In News March 12, 2021

Image above: John Wolseley in his print workshop with one of the works destined for The National 2021 at the Museum of Contemporary Art in Sydney.

The work of John Wolseley will be featured in this year’s iteration of The National: New Australian Art

The National presents the latest ideas and forms in contemporary Australian art, curated across three of Sydney’s premier cultural institutions: the Art Gallery of New South Wales, Carriageworks and the Museum of Contemporary Art Australia. The curatorial vision for the exhibition represents a mix of emerging, mid-career and established Australian artists living here and abroad.

At the MCA, thirteen artists consider diverse approaches to the environment, storytelling and inter-generational learning through their works. Drawing on natural materials and processes, as well as found objects and detritus, they explore notions of planetary caretaking, and our relationship to place in an era of dramatic change.
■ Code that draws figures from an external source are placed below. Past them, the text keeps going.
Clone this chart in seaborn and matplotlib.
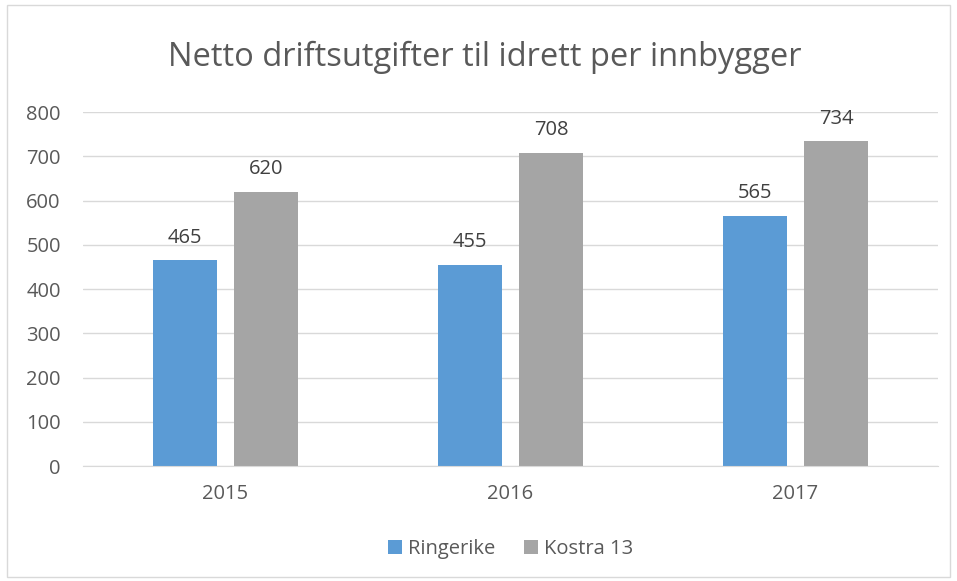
import pandas as pd
import matplotlib.pyplot as plt
import seaborn as sns
from matplotlib.patches import Rectangle

# --- Data ---
years = ["2015", "2016", "2017"]
series = ["Ringerike", "Kostra 13"]
ringerike = [465, 455, 565]
kostra = [620, 708, 734]
colors = ["#5B9BD5", "#A5A5A5"]

df = pd.DataFrame({
    "year": years * 2,
    "serie": [series[0]] * 3 + [series[1]] * 3,
    "value": ringerike + kostra,
})

sns.set_style("white")
plt.rcParams["font.family"] = ["Open Sans", "DejaVu Sans"]
txt = "#595959"

fig = plt.figure(figsize=(9.57, 5.81), dpi=100)
ax = fig.add_axes([83 / 957, 1 - 466 / 581, (938 - 83) / 957, (466 - 112) / 581])

sns.barplot(data=df, x="year", y="value", hue="serie", palette=colors,
            width=0.568, gap=0.21, ax=ax, legend=True, saturation=1,
            linewidth=0)

ax.set_ylim(0, 800)
ax.set_xlim(-0.5, 2.5)
ax.set_yticks(range(0, 801, 100))
ax.yaxis.grid(True, color="#D9D9D9", linewidth=1)
ax.set_axisbelow(True)
for s in ["left", "right", "top"]:
    ax.spines[s].set_visible(False)
ax.spines["bottom"].set_color("#D9D9D9")
ax.tick_params(axis="both", length=0, labelsize=14.5, labelcolor=txt)
ax.tick_params(axis="x", pad=13)
ax.tick_params(axis="y", pad=16)
ax.set_xlabel("")
ax.set_ylabel("")

for c in ax.containers:
    ax.bar_label(c, fmt="%d", padding=9, fontsize=14.5, color="#404040")

ax.legend(loc="center", bbox_to_anchor=(0.5, -0.235), ncol=2, frameon=False,
          fontsize=14.5, labelcolor=txt, handlelength=0.7, handleheight=0.7,
          columnspacing=1.4, handletextpad=0.3)

fig.text(0.507, 1 - 57 / 581, "Netto driftsutgifter til idrett per innbygger",
         ha="center", va="center", fontsize=23.5, color=txt)

fig.patches.append(Rectangle((7 / 957, 4 / 581), 943 / 957, 572 / 581,
                             transform=fig.transFigure, fill=False,
                             edgecolor="#D9D9D9", linewidth=1))

fig.savefig("out.png", dpi=100)
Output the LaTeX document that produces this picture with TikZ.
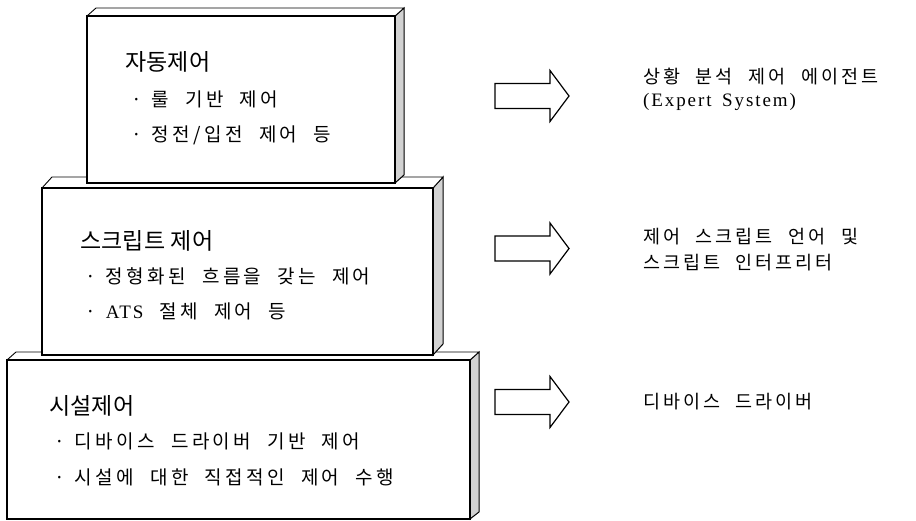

This particular group of works about the Termite mounds of East Arnhem land will be the last of the five shows in which Wolseley has collaborated with the great Yolngu artist, Ms. Wirrpanda, who passed away earlier this year. Symbiosis in nature, revealed through the co-habitation of diverse creatures (termites, ants, birds and their eggs) in the termite mounds of North-east Arnhem Land is an enduring motif in the exhibition, demonstrating patterns of connection and the balance of all things in the natural world.